IT on a chip

16.01.2007

That's indeed what Shorter's group found. "Virtual Iron will tell you their overhead is between 1 percent and 3 percent, but a 3 percent difference on a 10-minute [database run] is not noticeable," Shorter says. "It's just like native. The driving force for going to a virtualization strategy was cost, but we've tested it, and performance is also a driving factor."

Shorter estimates he can run seven to 12 virtual servers per single-core processor node on existing systems. As the newspaper transitions to quad-core systems over the next year, he expects to be able to support around 30 virtual servers per physical node.

Jason Lochhead, principle architect at managed hosting provider Data Return LLC, says the company is already seeing benefits from hardware-assisted virtualization within the server infrastructure it offers its customers.

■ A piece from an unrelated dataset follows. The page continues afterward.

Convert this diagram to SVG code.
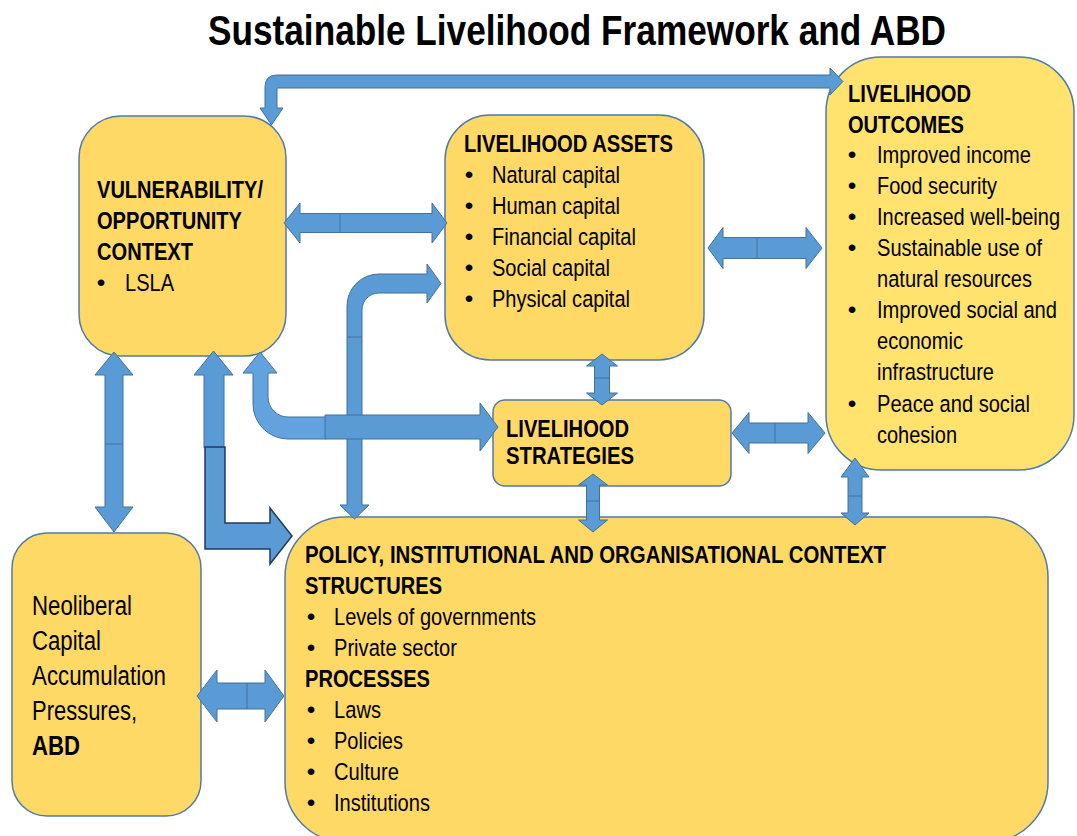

A year ago, Data Return introduced its Infinistructure utility computing platform intended to allow customers to maximize server utilization and more economically create on-demand compute resources through the use of server virtualization. Using Hewlett-Packard servers based on AMD Opteron processors, Data Return has been able to create hundreds of virtual server instances for customers within its data centers in Dallas and Pleasanton, Calif.

"We don't have as much wasted hardware capacity and have lowered power and cooling bills by consolidating these physical servers with the use of virtualized machines," Lochhead says. "It's much cheaper, particularly when you're talking about adding servers for redundancy rather than performance."